Over the past week, we warned (twice) that plunging used car prices might presage a deflationary spiral in one of America’s twin trillion dollar bubbles.

debtauto

(Goldman)

Specifically, we noted that if used car prices continue to fall (pressured by a surge in off-lease supply), that deflationary impulse could spread quickly to newer model vehicles as the falling price of trade-ins puts pressure on OEMs to incentivize new vehicle purchases. Here’s how Detusche Bank put it:

The biggest fear for investors is that Auto OEMs become incrementally more price aggressive to support New Vehicle sales. Historically, every 1% decline in Used Vehicle prices has corresponded with a 0.2% decline in New Vehicle prices.

NADA

Well, consider that warning and then consider the following commentary out today from the very same Deutsche Bank who notes that “individual automakers [are] increasingly engaged in aggressive discounting.”

Via Deutsche Bank

Our mid-month checks suggest that the U.S LV SAAR is tracking ~17.4 MM so far in March, in-line with the run rate observed in recent months. Based on our survey we believe that GM’s U.S. sales are up 9% yoy, Ford is down 8% (entirely due to the March 2016 fleet comparison, which was unusually high in March 2016), and FCA is down 3%. On the surface the mid-17’s SAAR may seem encouraging given developments in the used vehicle business (7.7% yoy price decline) and signs of tightening credit. But we’ve noted individual automakers increasingly engaged in aggressive discounting.

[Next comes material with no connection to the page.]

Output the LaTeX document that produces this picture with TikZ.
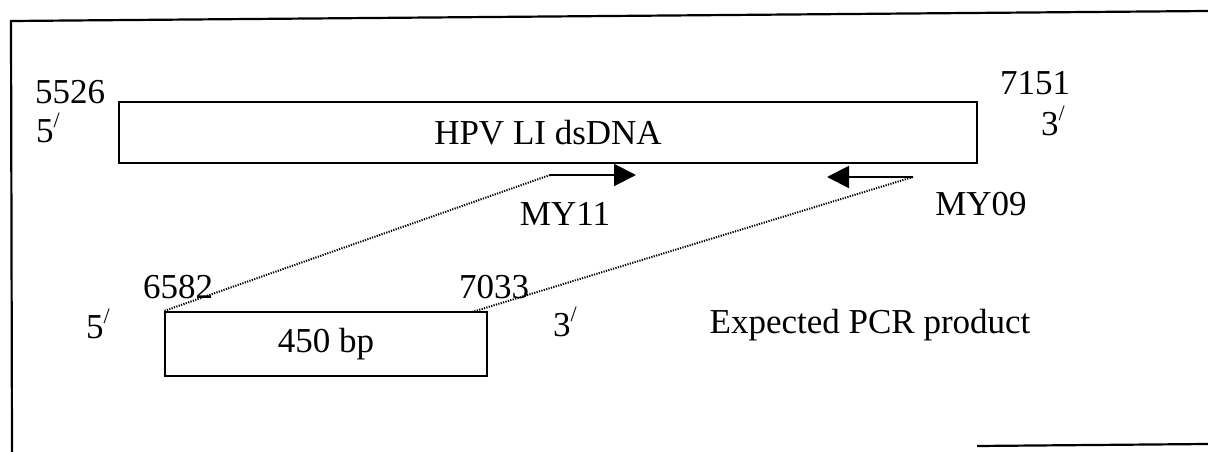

GM is suddenly standing out in this regard with incentives up $1,350 per vehicle. This is a very significant increase relative to recent industry increases in the $200-$300 range (and GM incentives were also very high last month). GM’s average transaction prices also appear to be down yoy ($2,800), as mix is no longer offsetting the increased incentives. GM’s inventories are clearly elevated (91 days at the end of Feb); particularly in passenger cars (small car at 122 days; mid-car at 148 days). We believe that GM is making adjustments to production and pricing to correct this glaring problem. Clearly, these metrics are of increased concern… particularly in the context of resurfacing cyclical concerns.